• **TASK OBJECTIVE**:
The listing below begins with the first line you should copy; stop after the line containing "from matplotlib.ticker import", and drop every picture.

• **INFORMATION PROVIDED**:
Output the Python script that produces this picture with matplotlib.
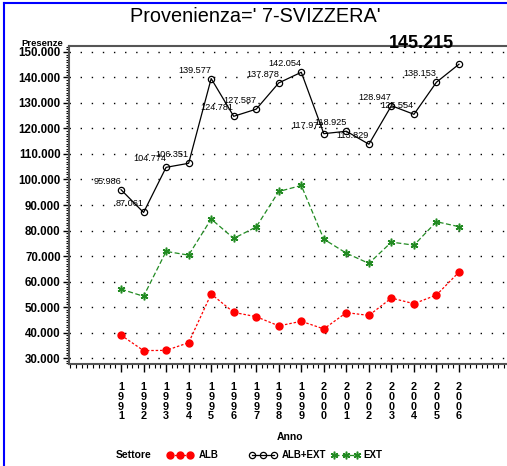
import matplotlib
matplotlib.use("Agg")
import matplotlib.pyplot as plt
from matplotlib.lines import Line2D
from matplotlib.ticker import FuncFormatter, MultipleLocator

years = list(range(1991, 2007))
alb = [38950, 32900, 33000, 36000, 55100, 47900, 46200, 42600, 44400, 41400,
       47800, 46700, 53500, 51300, 54700, 63700]
alb_ext = [95986, 87061, 104774, 106351, 139577, 124781, 127587, 137878, 142054,
           117972, 118925, 113829, 128947, 125554, 138153, 145215]
ext = [57000, 54200, 71800, 70350, 84500, 76900, 81400, 95300, 97650, 76600,
       71100, 67100, 75450, 74250, 83450, 81500]
title = "Provenienza=' 7-SVIZZERA'"
ylab = "Presenze"
xlab = "Anno"
legend_title = "Settore"
series_names = ["ALB", "ALB+EXT", "EXT"]

FONT = ['Liberation Sans', 'DejaVu Sans']
plt.rcParams['font.family'] = FONT

W, H = 507, 466
fig = plt.figure(figsize=(W / 100, H / 100), dpi=100)

def fx(px):
    return px / W

def fy(py):
    return 1 - py / H

left, right, top, bottom = 69, 507, 46, 364
ax = fig.add_axes([fx(left), fy(bottom), fx(right - left), (bottom - top) / H])

green = '#228B22'
alb_style = dict(color='red', ls=(0, (2, 1.5)), lw=0.9, marker='o', ms=5,
                 mfc='red', mec='red')
tot_style = dict(color='black', ls='-', lw=0.9, marker='o', ms=4.5,
                 mfc='none', mec='black', mew=0.9)
ext_style = dict(color=green, ls=(0, (4, 2)), lw=0.9, marker=(6, 2, 0), ms=5.5,
                 mec=green, mew=1.1)

ax.plot(years, alb, zorder=3, **alb_style)
ax.plot(years, alb_ext, zorder=3, **tot_style)
ax.plot(years, ext, zorder=3, **ext_style)

for i, (x, v) in enumerate(zip(years, alb_ext)):
    s = f"{v:,}".replace(",", ".")
    if i == len(years) - 1:
        ax.annotate(s, (x, v), xytext=(-5, 12), textcoords='offset pixels',
                    ha='right', va='bottom', fontsize=13, fontweight='bold',
                    zorder=4)
    else:
        ax.annotate(s, (x, v), xytext=(0, 4), textcoords='offset pixels',
                    ha='right', va='bottom', fontsize=6.6, zorder=4)

ax.set_xlim(1988.69, 2008.13)
ax.set_ylim(27650, 152350)
ax.set_yticks(range(30000, 150001, 10000))
ax.yaxis.set_major_formatter(FuncFormatter(lambda v, p: f"{int(v):,}".replace(",", ".")))
ax.yaxis.set_minor_locator(MultipleLocator(1000))
ax.set_xticks(years)
ax.set_xticklabels(["\n".join(str(y)) for y in years], linespacing=0.97)
ax.xaxis.set_minor_locator(MultipleLocator(0.25))

ax.grid(axis='y', which='major', color='black', ls=(0, (1, 7)), lw=1)
for sp in ['left', 'bottom', 'top']:
    ax.spines[sp].set_color('#555555')
    ax.spines[sp].set_linewidth(1.5)
ax.spines['right'].set_visible(False)

ax.tick_params(axis='y', which='major', length=4, width=1, pad=2, labelsize=8.3)
ax.tick_params(axis='y', which='minor', length=2, width=0.8)
ax.tick_params(axis='x', which='major', length=6, width=1, pad=7, labelsize=7.8)
ax.tick_params(axis='x', which='minor', length=3, width=0.8)
for lab in ax.get_yticklabels() + ax.get_xticklabels():
    lab.set_fontweight('bold')

fig.text(fx(255), fy(17), title, ha='center', va='center', fontsize=14.3)
fig.text(fx(63), fy(43), ylab, ha='right', va='center', fontsize=6.8,
         fontweight='bold')
fig.text(fx(290), fy(437), xlab, ha='center', va='center', fontsize=7.5,
         fontweight='bold')

ly = fy(455)
fig.text(fx(116), ly, legend_title, ha='left', va='center', fontsize=7.5,
         fontweight='bold')
specs = [(170, 190, alb_style), (252, 274, tot_style), (334, 357, ext_style)]
text_x = [199, 282, 363]
for (x0, x1, kw), tx, name in zip(specs, text_x, series_names):
    xm = (x0 + x1) / 2
    fig.add_artist(Line2D([fx(x0), fx(xm), fx(x1)], [ly, ly, ly],
                          transform=fig.transFigure, **kw))
    fig.text(fx(tx), ly, name, ha='left', va='center', fontsize=7,
             fontweight='bold')

# blue frame
fig.add_artist(Line2D([fx(4), fx(4)], [0, fy(3)], transform=fig.transFigure,
                      color='blue', lw=1.5))
fig.add_artist(Line2D([fx(4), 1], [fy(3), fy(3)], transform=fig.transFigure,
                      color='blue', lw=1.5))

fig.savefig("out.png", dpi=100)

• **OUTPUT OF THE TASK**:
Output the Python script that produces this picture with matplotlib.
import matplotlib
matplotlib.use("Agg")
import matplotlib.pyplot as plt
from matplotlib.lines import Line2D
from matplotlib.ticker import FuncFormatter, MultipleLocator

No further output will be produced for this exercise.